Let's say we have a vector of string:
std::vector<std::string> tokens;
Now I iterate over each element of the vector.
for (int i = 0; i < tokens.size(); i++) {
...
}
The index i is useful within the body of the loop. Everything goes as expected.
Then, for some reason, I want to do one more loop than the number of tokens. So I change the code to:
for (int i = -1; i < tokens.size(); i++) {
...
}
Is this correct. No. And even worse, it is supposed to generate some signals along with others. It does not crash. And the code was for experiments with no test cases covering it yet. It was found until I happened to carefully check the generated data. And I went back to read the code again and again.
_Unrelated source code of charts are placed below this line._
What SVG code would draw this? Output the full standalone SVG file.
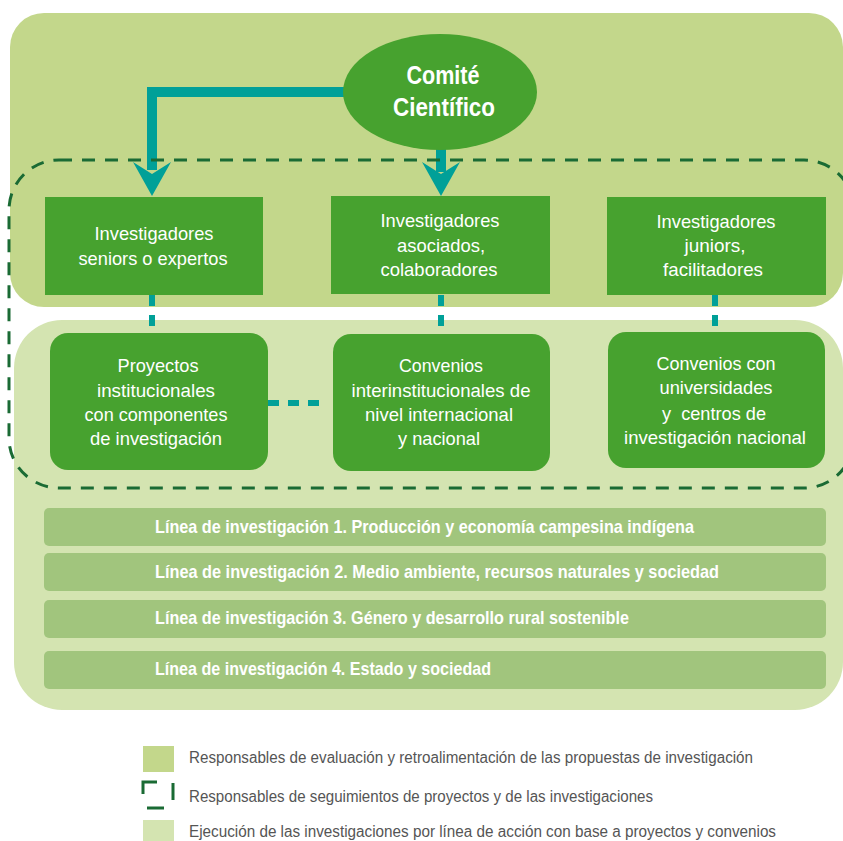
<svg xmlns="http://www.w3.org/2000/svg" width="843" height="841" viewBox="0 0 843 841">
<defs>
<style>
.t{font-family:"Liberation Sans Narrow","Liberation Sans",Arial,sans-serif;fill:#fff;font-size:19px;text-anchor:middle}
.b{font-family:"Liberation Sans Narrow","Liberation Sans",Arial,sans-serif;fill:#fff;font-size:19px;font-weight:bold}
.c{font-family:"Liberation Sans Narrow","Liberation Sans",Arial,sans-serif;fill:#fff;font-size:26px;font-weight:bold;text-anchor:middle}
.l{font-family:"Liberation Sans Narrow","Liberation Sans",Arial,sans-serif;fill:#555;font-size:16px}
.box{fill:#47A22F}
.bar{fill:#A1C57D}
.teal{fill:#00A098}
.td{stroke:#00A098;stroke-width:6;fill:none;stroke-dasharray:11 9}
</style>
</defs>
<rect width="843" height="841" fill="#fff"/>
<!-- panels -->
<rect id="panel-top" x="10" y="13" width="833" height="294" rx="34" fill="#C3D78B"/>
<rect id="panel-bottom" x="14" y="320" width="829" height="390" rx="48" fill="#D4E4B1"/>

<g id="connectors">
<path class="teal" d="M147,87 H350 V97 H157 V170 H147 Z"/>
<polygon class="teal" points="133,162 152,174 171,162 152,196"/>
<rect class="teal" x="436" y="140" width="10" height="32"/>
<polygon class="teal" points="422,162 441,174 460,162 441,196"/>
<line class="td" x1="152" y1="295" x2="152" y2="333"/>
<line class="td" x1="441" y1="295" x2="441" y2="333"/>
<line class="td" x1="715" y1="295" x2="715" y2="333"/>
<line class="td" x1="268" y1="403" x2="328" y2="403"/>
</g>

<rect id="dashed-frame" x="9" y="160" width="845" height="328" rx="50" fill="none" stroke="#1A6B34" stroke-width="3" stroke-dasharray="13 10"/>

<g id="comite">
<ellipse cx="440" cy="92" rx="97" ry="58" class="box"/>
<text class="c" x="443" y="84" textLength="73" lengthAdjust="spacingAndGlyphs">Comité</text>
<text class="c" x="444" y="116" textLength="102" lengthAdjust="spacingAndGlyphs">Científico</text>
</g>

<g id="inv-seniors">
<rect class="box" x="45" y="197" width="218" height="98"/>
<text class="t" x="154" y="240" textLength="119" lengthAdjust="spacingAndGlyphs">Investigadores</text>
<text class="t" x="153" y="265" textLength="149" lengthAdjust="spacingAndGlyphs">seniors o expertos</text>
</g>
<g id="inv-asociados">
<rect class="box" x="331" y="196" width="219" height="98"/>
<text class="t" x="440" y="227" textLength="119" lengthAdjust="spacingAndGlyphs">Investigadores</text>
<text class="t" x="441" y="252" textLength="88" lengthAdjust="spacingAndGlyphs">asociados,</text>
<text class="t" x="439" y="276" textLength="117" lengthAdjust="spacingAndGlyphs">colaboradores</text>
</g>
<g id="inv-juniors">
<rect class="box" x="607" y="197" width="219" height="98"/>
<text class="t" x="716" y="228" textLength="119" lengthAdjust="spacingAndGlyphs">Investigadores</text>
<text class="t" x="715" y="252" textLength="61" lengthAdjust="spacingAndGlyphs">juniors,</text>
<text class="t" x="713" y="276" textLength="100" lengthAdjust="spacingAndGlyphs">facilitadores</text>
</g>

<g id="proyectos">
<rect class="box" x="50" y="333" width="218" height="137" rx="18"/>
<text class="t" x="158" y="372" textLength="81" lengthAdjust="spacingAndGlyphs">Proyectos</text>
<text class="t" x="156" y="397" textLength="118" lengthAdjust="spacingAndGlyphs">institucionales</text>
<text class="t" x="156" y="421" textLength="143" lengthAdjust="spacingAndGlyphs">con componentes</text>
<text class="t" x="156" y="445" textLength="132" lengthAdjust="spacingAndGlyphs">de investigación</text>
</g>
<g id="convenios-inter">
<rect class="box" x="333" y="334" width="217" height="137" rx="18"/>
<text class="t" x="441" y="372" textLength="84" lengthAdjust="spacingAndGlyphs">Convenios</text>
<text class="t" x="441" y="397" textLength="179" lengthAdjust="spacingAndGlyphs">interinstitucionales de</text>
<text class="t" x="439" y="421" textLength="148" lengthAdjust="spacingAndGlyphs">nivel internacional</text>
<text class="t" x="439" y="445" textLength="82" lengthAdjust="spacingAndGlyphs">y nacional</text>
</g>
<g id="convenios-univ">
<rect class="box" x="608" y="332" width="217" height="136" rx="18"/>
<text class="t" x="716" y="370" textLength="119" lengthAdjust="spacingAndGlyphs">Convenios con</text>
<text class="t" x="716" y="394" textLength="113" lengthAdjust="spacingAndGlyphs">universidades</text>
<text class="t" x="714" y="420" textLength="104" lengthAdjust="spacingAndGlyphs" xml:space="preserve">y  centros de</text>
<text class="t" x="715" y="444" textLength="182" lengthAdjust="spacingAndGlyphs">investigación nacional</text>
</g>

<g id="linea-1">
<rect class="bar" x="44" y="508" width="782" height="38" rx="5"/>
<text class="b" x="155" y="533" textLength="539" lengthAdjust="spacingAndGlyphs">Línea de investigación 1. Producción y economía campesina indígena</text>
</g>
<g id="linea-2">
<rect class="bar" x="44" y="553" width="782" height="38" rx="5"/>
<text class="b" x="155" y="578" textLength="564" lengthAdjust="spacingAndGlyphs">Línea de investigación 2. Medio ambiente, recursos naturales y sociedad</text>
</g>
<g id="linea-3">
<rect class="bar" x="44" y="600" width="782" height="38" rx="5"/>
<text class="b" x="155" y="624" textLength="474" lengthAdjust="spacingAndGlyphs">Línea de investigación 3. Género y desarrollo rural sostenible</text>
</g>
<g id="linea-4">
<rect class="bar" x="44" y="651" width="782" height="38" rx="5"/>
<text class="b" x="155" y="675" textLength="336" lengthAdjust="spacingAndGlyphs">Línea de investigación 4. Estado y sociedad</text>
</g>

<g id="legend">
<rect x="143" y="746" width="31" height="26" fill="#C3D78B"/>
<text class="l" x="189" y="763" textLength="564" lengthAdjust="spacingAndGlyphs">Responsables de evaluación y retroalimentación de las propuestas de investigación</text>
<path d="M143,794 V782 H157 M173,783 V800 M147,808 H164" fill="none" stroke="#1A6B34" stroke-width="3"/>
<text class="l" x="189" y="802" textLength="464" lengthAdjust="spacingAndGlyphs">Responsables de seguimientos de proyectos y de las investigaciones</text>
<rect x="143" y="820" width="31" height="21" fill="#D4E4B1"/>
<text class="l" x="189" y="837" textLength="587" lengthAdjust="spacingAndGlyphs">Ejecución de las investigaciones por línea de acción con base a proyectos y convenios</text>
</g>
</svg>
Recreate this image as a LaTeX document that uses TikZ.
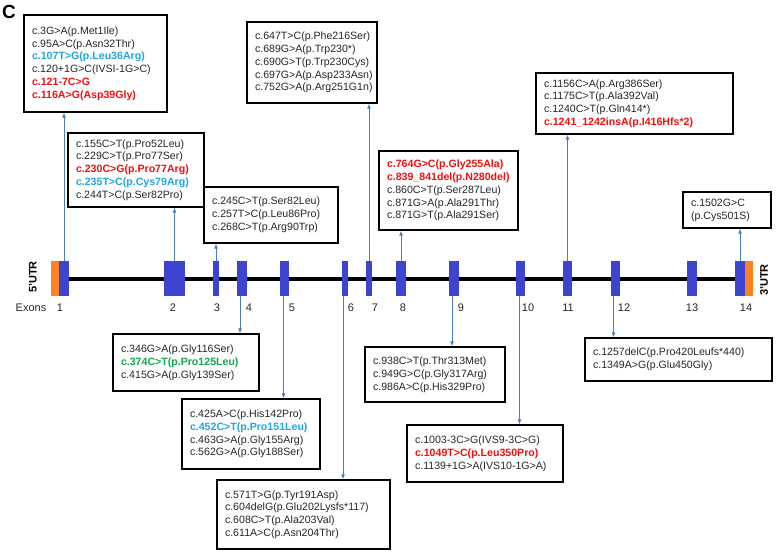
\documentclass[tikz,border=0pt]{standalone}
\usepackage{fontspec}
\setmainfont{Liberation Sans}
\usetikzlibrary{arrows.meta}
\definecolor{exblue}{HTML}{3D44CF}
\definecolor{utr}{HTML}{FF8122}
\definecolor{conn}{HTML}{4A7EBB}
\definecolor{mred}{HTML}{F01010}
\definecolor{mcyan}{HTML}{1FA6E2}
\definecolor{mgreen}{HTML}{10A850}
\newcommand\fs{\fontsize{10.6}{12.8}\selectfont}
\newcommand\rd[1]{\textbf{\color{mred}#1}}
\newcommand\cy[1]{\textbf{\color{mcyan}#1}}
\newcommand\gr[1]{\textbf{\color{mgreen}#1}}
\tikzset{
  mb/.style={draw=black, line width=1.2pt, fill=white, inner xsep=8pt, inner ysep=0pt, align=left, font=\fs, text=black!85},
  exon/.style={fill=exblue, draw=none, inner sep=0pt, minimum height=35pt},
  utrbox/.style={fill=utr, draw=none, inner sep=0pt, minimum height=35pt, minimum width=8pt},
  cn/.style={draw=conn, line width=0.9pt, -{Latex[length=5pt,width=4pt]}},
  num/.style={font=\fontsize{11}{13}\selectfont, inner sep=0pt, text=black!85},
}
\begin{document}
\begin{tikzpicture}[x=1pt,y=-1pt]
\useasboundingbox (0,0) rectangle (776,552);
% main line
\coordinate (ls) at (64,279);
\coordinate (le) at (740,279);
\draw[line width=3.5pt] (ls) -- (le);
% exons
\node[utrbox] (u5) at (55,278.5) {};
\node[exon, minimum width=10pt] (e1) at (64,278.5) {};
\node[exon, minimum width=21pt] (e2) at (174.5,278.5) {};
\node[exon, minimum width=6pt] (e3) at (216,278.5) {};
\node[exon, minimum width=10pt] (e4) at (242,278.5) {};
\node[exon, minimum width=9pt] (e5) at (284.5,278.5) {};
\node[exon, minimum width=6pt] (e6) at (345,278.5) {};
\node[exon, minimum width=6pt] (e7) at (369,278.5) {};
\node[exon, minimum width=10pt] (e8) at (401,278.5) {};
\node[exon, minimum width=10pt] (e9) at (454,278.5) {};
\node[exon, minimum width=9pt] (e10) at (520.5,278.5) {};
\node[exon, minimum width=9pt] (e11) at (567.5,278.5) {};
\node[exon, minimum width=9pt] (e12) at (615.5,278.5) {};
\node[exon, minimum width=10pt] (e13) at (692,278.5) {};
\node[exon, minimum width=10pt] (e14) at (740,278.5) {};
\node[utrbox] (u3) at (749,278.5) {};
% UTR labels
\node[rotate=90, font=\bfseries\fontsize{11}{13}\selectfont, inner sep=0pt] (t5) at (33,277) {5'UTR};
\node[rotate=90, font=\bfseries\fontsize{11}{13}\selectfont, inner sep=0pt] (t3) at (764,280) {3'UTR};
\node[font=\bfseries\fontsize{19}{21}\selectfont, inner sep=0pt] (lc) at (9,12) {C};
% exon numbers
\node[num] (ex) at (31,308) {Exons};
\node[num] (n1) at (60,308) {1};
\node[num] (n2) at (173,308) {2};
\node[num] (n3) at (217,308) {3};
\node[num] (n4) at (249,308) {4};
\node[num] (n5) at (292,308) {5};
\node[num] (n6) at (351,308) {6};
\node[num] (n7) at (375,308) {7};
\node[num] (n8) at (403,308) {8};
\node[num] (n9) at (461,308) {9};
\node[num] (n10) at (528,308) {10};
\node[num] (n11) at (568,308) {11};
\node[num] (n12) at (624,308) {12};
\node[num] (n13) at (692,308) {13};
\node[num] (n14) at (746,308) {14};
% boxes
\node[mb, text width=127pt, minimum height=97pt] (b1) at (95.5,63.5) {c.3G>A(p.Met1Ile)\\c.95A>C(p.Asn32Thr)\\\cy{c.107T>G(p.Leu36Arg)}\\c.120+1G>C(IVSI-1G>C)\\\rd{c.121-7C>G}\\\rd{c.116A>G(Asp39Gly)}};
\node[mb, text width=120pt, minimum height=74pt] (b2) at (136,170) {c.155C>T(p.Pro52Leu)\\c.229C>T(p.Pro77Ser)\\\rd{c.230C>G(p.Pro77Arg)}\\\cy{c.235T>C(p.Cys79Arg)}\\c.244T>C(p.Ser82Pro)};
\node[mb, text width=118pt, minimum height=56pt] (b3) at (271,215) {c.245C>T(p.Ser82Leu)\\c.257T>C(p.Leu86Pro)\\c.268C>T(p.Arg90Trp)};
\node[mb, text width=130pt, minimum height=57pt] (b4) at (186,362.5) {c.346G>A(p.Gly116Ser)\\\gr{c.374C>T(p.Pro125Leu)}\\c.415G>A(p.Gly139Ser)};
\node[mb, text width=122pt, minimum height=70pt] (b5) at (251,434) {c.425A>C(p.His142Pro)\\\cy{c.452C>T(p.Pro151Leu)}\\c.463G>A(p.Gly155Arg)\\c.562G>A(p.Gly188Ser)};
\node[mb, text width=157pt, minimum height=69pt] (b6) at (303.5,514.5) {c.571T>G(p.Tyr191Asp)\\c.604delG(p.Glu202Lysfs*117)\\c.608C>T(p.Ala203Val)\\c.611A>C(p.Asn204Thr)};
\node[mb, text width=114pt, minimum height=81pt] (b7) at (312,62.5) {c.647T>C(p.Phe216Ser)\\c.689G>A(p.Trp230*)\\c.690G>T(p.Trp230Cys)\\c.697G>A(p.Asp233Asn)\\c.752G>A(p.Arg251G1n)};
\node[mb, text width=123pt, minimum height=79pt] (b8) at (448.5,190.5) {\rd{c.764G>C(p.Gly255Ala)}\\\rd{c.839\_841del(p.N280del)}\\c.860C>T(p.Ser287Leu)\\c.871G>A(p.Ala291Thr)\\c.871G>T(p.Ala291Ser)};
\node[mb, text width=124pt, minimum height=55pt] (b9) at (435,374.5) {c.938C>T(p.Thr313Met)\\c.949G>C(p.Gly317Arg)\\c.986A>C(p.His329Pro)};
\node[mb, text width=140pt, minimum height=57pt] (b10) at (485,453.5) {c.1003-3C>G(IVS9-3C>G)\\\rd{c.1049T>C(p.Leu350Pro)}\\c.1139+1G>A(IVS10-1G>A)};
\node[mb, text width=181pt, minimum height=61pt] (b11) at (634.5,103.5) {c.1156C>A(p.Arg386Ser)\\c.1175C>T(p.Ala392Val)\\c.1240C>T(p.Gln414*)\\\rd{c.1241\_1242insA(p.I416Hfs*2)}};
\node[mb, text width=171pt, minimum height=43pt] (b12) at (678.5,359.5) {c.1257delC(p.Pro420Leufs*440)\\c.1349A>G(p.Glu450Gly)};
\node[mb, text width=72pt, minimum height=36pt] (b13) at (727,210) {c.1502G>C\\(p.Cys501S)};
% connectors
\draw[cn] (e1.north) -- (e1.north |- b1.south);
\draw[cn] (e2.north) -- (e2.north |- b2.south);
\draw[cn] (e3.north) -- (e3.north |- b3.south);
\draw[cn] (e7.north) -- (e7.north |- b7.south);
\draw[cn] (e8.north) -- (e8.north |- b8.south);
\draw[cn] (e11.north) -- (e11.north |- b11.south);
\draw[cn] (e14.north) -- (e14.north |- b13.south);
\draw[cn] ([xshift=-2pt]e4.south) -- ([xshift=-2pt]e4.south |- b4.north);
\draw[cn] ([xshift=-1pt]e5.south) -- ([xshift=-1pt]e5.south |- b5.north);
\draw[cn] ([xshift=-2pt]e6.south) -- ([xshift=-2pt]e6.south |- b6.north);
\draw[cn] ([xshift=-2pt]e9.south) -- ([xshift=-2pt]e9.south |- b9.north);
\draw[cn] ([xshift=-1pt]e10.south) -- ([xshift=-1pt]e10.south |- b10.north);
\draw[cn] ([xshift=-2pt]e12.south) -- ([xshift=-2pt]e12.south |- b12.north);
\end{tikzpicture}
\end{document}
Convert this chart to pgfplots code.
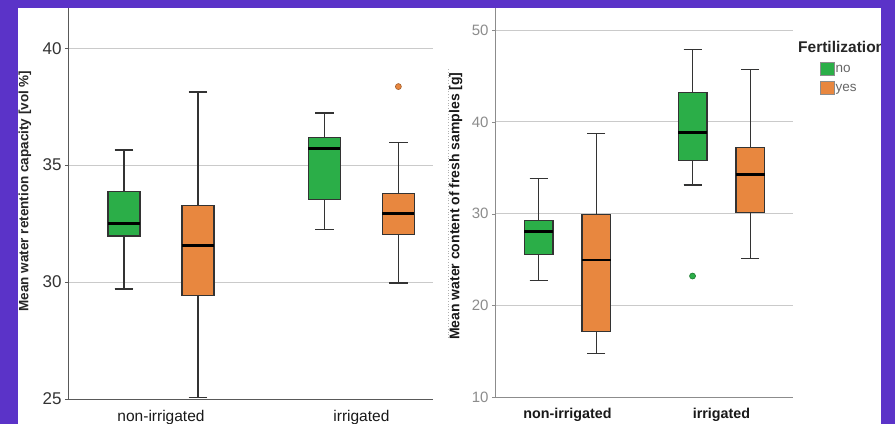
\documentclass[border=0pt]{standalone}
\usepackage{pgfplots}
\pgfplotsset{compat=1.18}
\usepgfplotslibrary{statistics}
\usepackage{fontspec}
\setmainfont{Liberation Sans}
\definecolor{bgpurple}{HTML}{5B33C8}
\definecolor{mygreen}{HTML}{2BAE48}
\definecolor{myorange}{HTML}{E8873F}
\definecolor{boxedge}{HTML}{333333}
\definecolor{gridc}{HTML}{CACACA}
\pgfplotsset{
 sqlegend/.style={legend image code/.code={\draw[##1] (0bp,-6.5bp) rectangle (14bp,6.5bp);}},
 mybox/.style={
   scale only axis, axis lines*=left, ymajorgrids,
   grid style={gridc, line width=1bp},
   xtick={0,1}, xticklabels={non-irrigated,irrigated},
   x tick style={draw=none},
   tick align=outside, major tick length=3bp,
   /pgf/number format/assume math mode=true,
   boxplot/draw direction=y,
   boxplot/every box/.style={draw=boxedge, line width=1.1bp},
   boxplot/every whisker/.style={draw=boxedge, line width=1.5bp},
   boxplot/every median/.style={draw=black, line width=2.8bp},
   xticklabel style={anchor=center, yshift=-15bp},
   clip=false,
 }
}
\begin{document}
\begin{tikzpicture}
\useasboundingbox (0bp,0bp) rectangle (895bp,424bp);
\fill[bgpurple] (0bp,0bp) rectangle (895bp,424bp);
\fill[white] (18bp,0bp) rectangle (881bp,416bp);
\draw[dotted, gray!60, line width=0.8bp] (448bp,86bp) -- (448bp,356bp);

% ---------- left panel ----------
\begin{axis}[mybox,
  at={(68bp,25bp)}, anchor=south west,
  width=365bp, height=391bp,
  xmin=-0.4641, xmax=1.3573, ymin=25, ymax=41.72,
  ytick={25,30,35,40},
  axis line style={draw=black!65, line width=1bp},
  y tick style={draw=black!65},
  yticklabel style={font=\fontsize{17bp}{19bp}\selectfont, text=black!80},
  xticklabel style={font=\fontsize{15.5bp}{18bp}\selectfont, text=black!90},
  every axis y label/.style={at={(rel axis cs:-0.118,0.532)}, rotate=90, anchor=center,
     font=\fontsize{13.5bp}{16bp}\selectfont\bfseries, text=black!85},
  ylabel={Mean water retention capacity [vol \%]},
]
\addplot[fill=mygreen, boxplot prepared={draw position=-0.1846,
  lower whisker=29.71, lower quartile=31.97, median=32.5,
  upper quartile=33.87, upper whisker=35.64,
  box extend=0.16, whisker extend=0.093}] coordinates {};
\addplot[fill=myorange, boxplot prepared={draw position=0.1846,
  lower whisker=25.07, lower quartile=29.41, median=31.57,
  upper quartile=33.28, upper whisker=38.12,
  box extend=0.16, whisker extend=0.093}] coordinates {};
\addplot[fill=mygreen, boxplot prepared={draw position=0.8154,
  lower whisker=32.25, lower quartile=33.54, median=35.7,
  upper quartile=36.19, upper whisker=37.22,
  box extend=0.16, whisker extend=0.093}] coordinates {};
\addplot[fill=myorange, mark=*, mark size=3bp,
  mark options={fill=myorange, draw=myorange!70!black, line width=0.6bp},
  boxplot prepared={draw position=1.1846,
  lower whisker=29.97, lower quartile=32.04, median=32.94,
  upper quartile=33.8, upper whisker=35.97,
  box extend=0.16, whisker extend=0.093}]
  table[row sep=\\, y index=0] {38.36\\};
\end{axis}

% ---------- right panel ----------
\begin{axis}[mybox,
  at={(495bp,26.7bp)}, anchor=south west,
  width=298bp, height=389.3bp,
  xmin=-0.4708, xmax=1.4643, ymin=10, ymax=52.41,
  ytick={10,20,30,40,50},
  axis line style={draw=black!45, line width=1bp},
  y tick style={draw=black!45},
  yticklabel style={font=\fontsize{15bp}{17bp}\selectfont, text=black!45},
  xticklabel style={font=\fontsize{14.3bp}{17bp}\selectfont\bfseries, text=black!90},
  every axis y label/.style={at={(rel axis cs:-0.132,0.491)}, rotate=90, anchor=center,
     font=\fontsize{14bp}{16bp}\selectfont\bfseries, text=black!90},
  ylabel={Mean water content of fresh samples [g]},
  legend style={at={(rel axis cs:1.0906,0.861)}, anchor=north west, draw=none, fill=none,
     font=\fontsize{13.5bp}{15bp}\selectfont, text=black!60, inner sep=0pt,
     row sep=5bp, nodes={inner sep=1bp, text depth=0pt}},
  legend cell align=left,
]
\addplot[forget plot, fill=mygreen, boxplot prepared={draw position=-0.188,
  lower whisker=22.7, lower quartile=25.58, median=28.04,
  upper quartile=29.24, upper whisker=33.86,
  box extend=0.188, whisker extend=0.117}] coordinates {};
\addplot[forget plot, fill=myorange, boxplot prepared={draw position=0.188,
  lower whisker=14.79, lower quartile=17.15, median=24.96,
  upper quartile=29.93, upper whisker=38.72,
  box extend=0.188, whisker extend=0.117}] coordinates {};
\addplot[forget plot, fill=mygreen, mark=*, mark size=3bp,
  mark options={fill=mygreen, draw=mygreen!70!black, line width=0.6bp},
  boxplot prepared={draw position=0.812,
  lower whisker=33.13, lower quartile=35.77, median=38.87,
  upper quartile=43.22, upper whisker=47.9,
  box extend=0.188, whisker extend=0.117}]
  table[row sep=\\, y index=0] {23.21\\};
\addplot[forget plot, fill=myorange, boxplot prepared={draw position=1.188,
  lower whisker=25.14, lower quartile=30.11, median=34.29,
  upper quartile=37.19, upper whisker=45.73,
  box extend=0.188, whisker extend=0.117}] coordinates {};
\addlegendimage{sqlegend, fill=mygreen, draw=black!45}
\addlegendentry{no}
\addlegendimage{sqlegend, fill=myorange, draw=black!45}
\addlegendentry{yes}
\end{axis}

\node[anchor=west, inner sep=0pt, font=\fontsize{15.5bp}{17bp}\selectfont\bfseries, text=black!85]
  at (798bp,377bp) {Fertilization};
\fill[bgpurple] (881bp,0bp) rectangle (895bp,424bp);
\end{tikzpicture}
\end{document}
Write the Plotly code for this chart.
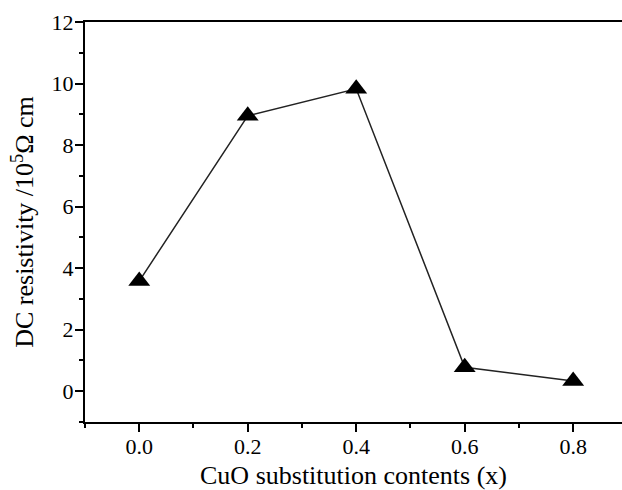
import plotly.graph_objects as go

x_vals = [0.0, 0.2, 0.4, 0.6, 0.8]
y_vals = [3.58, 8.95, 9.83, 0.78, 0.33]
x_ticks = [0.0, 0.2, 0.4, 0.6, 0.8]
x_ticklabels = ["0.0", "0.2", "0.4", "0.6", "0.8"]
y_ticks = [0, 2, 4, 6, 8, 10, 12]

fig = go.Figure()
fig.add_trace(go.Scatter(
    x=x_vals, y=y_vals, mode="lines+markers",
    line=dict(color="#222222", width=1.5),
    marker=dict(symbol="triangle-up", size=19, color="black"),
    showlegend=False,
))

font_family = "Liberation Serif, Times New Roman, serif"
fig.update_layout(
    width=622, height=490,
    margin=dict(l=85, r=0, t=22, b=68),
    paper_bgcolor="white", plot_bgcolor="white",
    font=dict(family=font_family, color="black", size=22),
    xaxis=dict(
        range=[-0.1, 0.89],
        tickvals=x_ticks, ticktext=x_ticklabels,
        ticks="outside", ticklen=8, tickwidth=2, tickcolor="black",
        minor=dict(dtick=0.1, ticks="outside", ticklen=4, tickwidth=2, tickcolor="black"),
        showline=True, linecolor="black", linewidth=2, mirror=True,
        showgrid=False, zeroline=False,
        tickfont=dict(size=22),
        ticklabelstandoff=-4,
        title=dict(text="CuO substitution contents (x)", font=dict(size=26), standoff=10),
    ),
    yaxis=dict(
        range=[-1, 12],
        tickvals=y_ticks,
        ticks="outside", ticklen=8, tickwidth=2, tickcolor="black",
        minor=dict(dtick=1, ticks="outside", ticklen=4, tickwidth=2, tickcolor="black"),
        showline=True, linecolor="black", linewidth=2, mirror=False,
        showgrid=False, zeroline=False,
        tickfont=dict(size=22),
        ticklabelstandoff=-3,
        title=dict(text="DC resistivity /10<sup>5</sup>Ω cm", font=dict(size=26), standoff=10),
    ),
)

fig.write_html("out.html")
The -1 was not a constant in the real code but was generated by an expression. All of a sudden, I realized the problem.
What is the problem then? The unsigned int. For some reason, std::vector::size (and all other sizes in std) is of size_t, which is an unsigned integer. While i is a signed integer. Now, in the condition expression i < tokens.size() in C++, i is first cast into an unsigned int before being compared with the unsigned int. So, -1 becomes 0xFFFFFFFF (64-bits) which fails the condition and the whole loop body never runs.
This nearly wasted several days of my time. I begin to miss the requirement of explicit cast in Go for this situation.